Bus Stop Classic: 1948-1953 Checker Motor Coach · The Frequently Forgotten Bus from the Country’s Most Famous Taxi Maker

first posted 17 June 2017

We’ve reviewed quite a few motor coach manufacturers that hoped to cash in on the post-world-war-II sellers’ market with operators rushing to renew their fleets, which had been worked hard during the war.  Small, regional manufacturers and the larger national brands all had eager customers waiting in line, ready to sign contracts for new buses.  That prompted some interesting players to throw their hat in the ring, one being a company more well known for making taxicabs.

But we begin with Ford. Since the mid-1930s, Ford had been producing a small urban transit coach in cooperation with the Union City Body Company of Union City Indiana. Ford produced the chassis, which was then shipped to Union for final assembly.  Ford called this model the “Transit Bus”.

The Transit had a rear-mounted, 239-cubic-inch flathead V8 and a 3-speed manual transmission.  It was 96 inches wide and about 25 feet long, and would typically seat 29 passengers.  It sold well, with over 12,000 built between 1939 and 1947.  Customers included Detroit, Washington DC, Philadelphia, and Chicago.

Ford marketed the buses through Transit Bus Inc., a joint venture established with Union City.  But even though they sold well, the immediate postwar period was an extremely tumultuous one for Ford, and in 1947 they decided to end their association with Transit Bus.

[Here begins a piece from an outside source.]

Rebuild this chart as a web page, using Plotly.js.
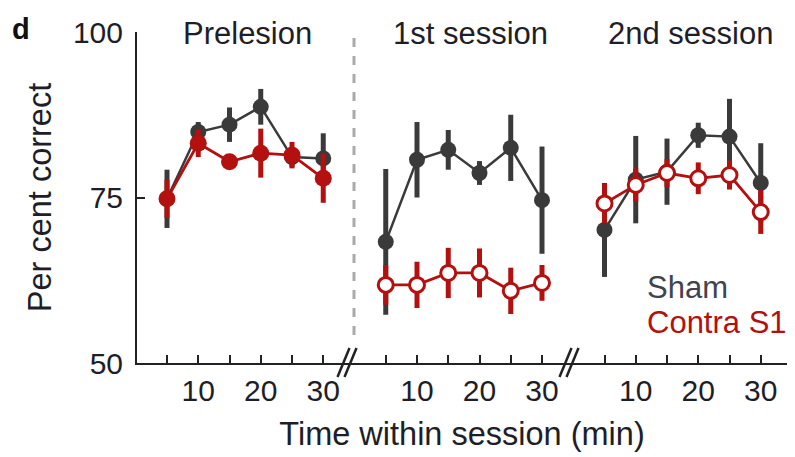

Both Union City and Transit Bus now needed a new chassis provider, and they found one in the Checker Cab Manufacturing Corporation. Checker was looking to expand and had some excess capacity at their Kalamazoo plant.

In 1948, Transit designed an updated 31-passenger model and selected Checker to produce the pusher chassis.  It was similar to the earlier Ford bus, but the Flathead V8 was replaced by a rear transverse-mounted 226 cubic inch Continental inline six-cylinder ‘Red Seal’ gasoline engine, the same one used by Kaiser-Frazier.

The buses were assembled at the Union City plant and sold through Transit’s Dearborn-based distribution network.  Sales started off well; over 500 were built in 1948-49, 300 of which were purchased by the City of Detroit.  But Transit had hoped for much larger sales, and in 1950, both Transit and Union City approved a buyout offer from Checker, which thus became both a bus and taxi builder.

Checker then introduced their version of the bus, marketed as the Series E, in 33- and 40-passenger models.  Union City kept making the bodies, and the finished vehicles were marketed by Transit Buses; both companies had become subsidiaries of Checker.  The City of Detroit quickly ordered 450 units.

But further sales failed to materialize. Operators were looking for larger coaches like the GM Old Look, Twin Coach, and Mack.  Only 50 Series E buses were sold over the next three years, with Checker finally pulling the plug in September 1953 and going back to building just sedans, cabs, and extended-wheelbase station wagons.

It was an interesting sideline from a very interesting company!